Returning home from Sundance 2023 after two weeks in Utah, thinking back over the films I saw and the memorable moments, I'm reminded why I adore going to film festivals year after year. It really is all about discovery. It's this chance to see all these films, learn about all of these artists (in front of and behind the screen), before the marketing and PR steps in and controls how and why we learn about them. We are given the freedom to step in and watch a film that only a few other people have seen before this week, and if it leaves a strong impression, then we get to go back out into the world and talk about all these films and these filmmakers.
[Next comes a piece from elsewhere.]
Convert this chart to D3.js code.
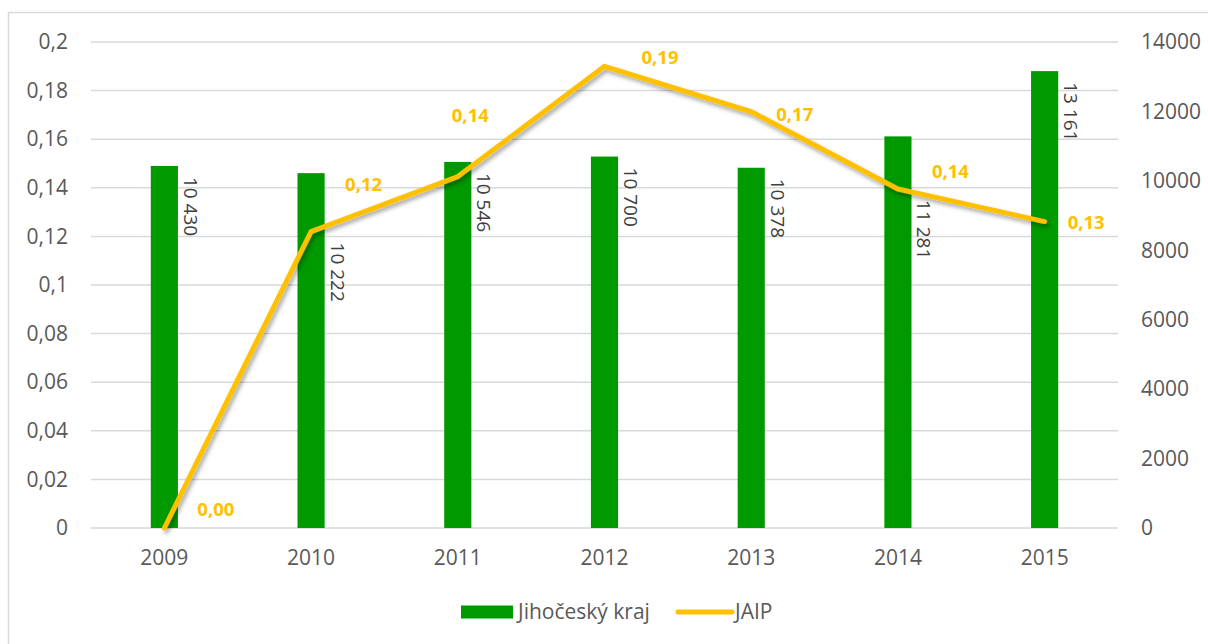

When there's a line-up as strong as this in 2023, it's even more exciting because I want to come home and spend the next 12 months shouting these names, grabbing everyone I see and exclaiming: "You HAVE to see this film! We NEED to support this director!" We owe them our attention, and they deserve to have the support and championing required to continue to make more films. Let's celebrate their excellence.